To 4K, Streaming, and Beyond
After the fallout from the format war settled down, I continued on at High-Def Digest reviewing Blu-ray discs and answering reader questions in a weekly column called HD Advisor. For a couple years, I also contributed articles and reviews to Home Theater Magazine (which later merged with Sound & Vision after I left) for print publication. Still, High-Def Digest was my primary home for over a dozen years. In 2010, I founded The Bonus View, a blog where I wrote and edited home theater-related content daily for just shy of a decade.
My life underwent a number of significant changes during that time. The wife and I bought a house with enough basement space for me to build a dedicated home theater room with total light control. Though the project was not without its setbacks (some heartbreaking), I invested a lot of money in it and made every effort to do it right, including soundproofing the room, buying a quality screen, and mounting a projector from the ceiling. While I have been very happy with the space, I also feel like it will never really be finished. I’ve upgraded my equipment several times over and installed an elaborate Dolby Atmos sound system with a ridiculous number of speakers beaming from every possible angle. My latest projector is a JVC DLA-NX7 with 4K resolution and High Dynamic Range video. It produces a truly incredible image.

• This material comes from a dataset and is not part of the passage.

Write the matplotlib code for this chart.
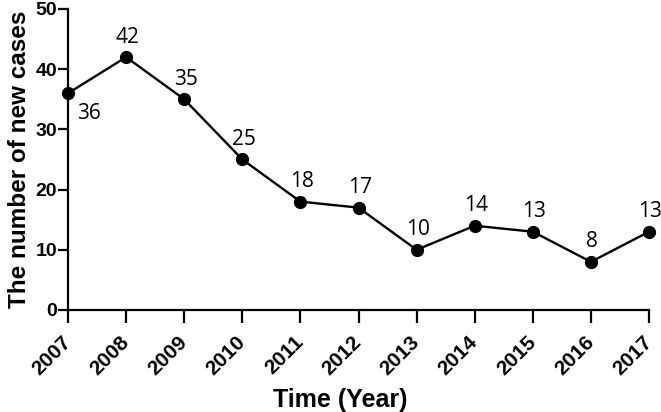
import matplotlib.pyplot as plt

years = [2007, 2008, 2009, 2010, 2011, 2012, 2013, 2014, 2015, 2016, 2017]
cases = [36, 42, 35, 25, 18, 17, 10, 14, 13, 8, 13]

plt.rcParams['font.family'] = ['Liberation Sans', 'DejaVu Sans']

fig = plt.figure(figsize=(6.61, 4.12), dpi=100)
ax = fig.add_axes([0.1029, 0.2476, 0.879, 0.7306])

ax.plot(years, cases, color='black', lw=1.7, marker='o', ms=8.5, clip_on=False, zorder=3)

# value labels, first one sits below-right of its point
for i, (yr, n) in enumerate(zip(years, cases)):
    if i == 0:
        ax.annotate(str(n), (yr, n), xytext=(6.5, -14.5), textcoords='offset points',
                    ha='left', va='center', fontsize=15, family='Open Sans')
    else:
        ax.annotate(str(n), (yr, n), xytext=(1, 14.5), textcoords='offset points',
                    ha='center', va='center', fontsize=15, family='Open Sans')

ax.set_xlim(2007, 2017)
ax.set_ylim(0, 50)
ax.set_xticks(years)
ax.set_yticks(range(0, 51, 10))
ax.set_xticklabels([str(y) for y in years], rotation=45, ha='right', va='center',
                   rotation_mode='anchor', fontweight='bold', fontsize=15)
for lab in ax.get_yticklabels():
    lab.set_fontweight('bold')
    lab.set_fontsize(14)

ax.spines['top'].set_visible(False)
ax.spines['right'].set_visible(False)
ax.spines['left'].set_linewidth(1.6)
ax.spines['bottom'].set_linewidth(1.6)
ax.tick_params(axis='x', width=1.6, length=9, color='black', pad=12)
ax.tick_params(axis='y', width=1.6, length=7, color='black', pad=1)

ax.set_xlabel('Time (Year)', fontsize=18, fontweight='bold')
ax.xaxis.set_label_coords(0.468, -0.259)
ax.set_ylabel('The number of new cases', fontsize=17.5, fontweight='bold', labelpad=3)

fig.savefig('out.png', dpi=100)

I also had a couple of kids, who quickly overtook any free time I may have once had available. I now have two young boys that I’ve been trying (not always successfully) to introduce to my love of movies.
A brutal budget cut forced me to leave High-Def Digest at the end of 2019, after which I joined Primetimer.com to write about television topics. That work was good, but not terribly frequent. I’ve missed the blog format, which forced me to write every day, overcoming my inclination toward procrastination. I’ve also lacked an outlet to talk about movies, electronics, and other home theater topics with which I’m obsessed.
So here we are, at a new site of my own founding. As I explained in the Mission Statement post, this is a personal endeavor that I expect to start small. Readers who know my previous work may find some repetition at first. My intention is to build a knowledge base of articles about home theater that will hopefully be useful to both beginners starting with flat panels and soundbars or advanced users with high-end equipment and custom-built media rooms. We’ll also talk plenty about movies and TV, and probably venture off into other topics of interest to myself and friends. Once the site has found its footing and settled in for a while, I’ll try to gauge what works best here and what doesn’t.
[In case anyone is puzzled by the image at the top of this post, it comes from a scene in the Coen brothers’ Barton Fink, chosen only because it’s a fun movie about writing.]
I was living in airports and hotels during the laserdisc era and so missed it.
It is a great time to be a movie collector, something I did not expect from the 21st century. Or that classic TV shot on 35mm would be available in such never before seen quality.
It is also the twilight time of physical media and perhaps even cinema itself as we knew it; the long form movie as a self-contained story.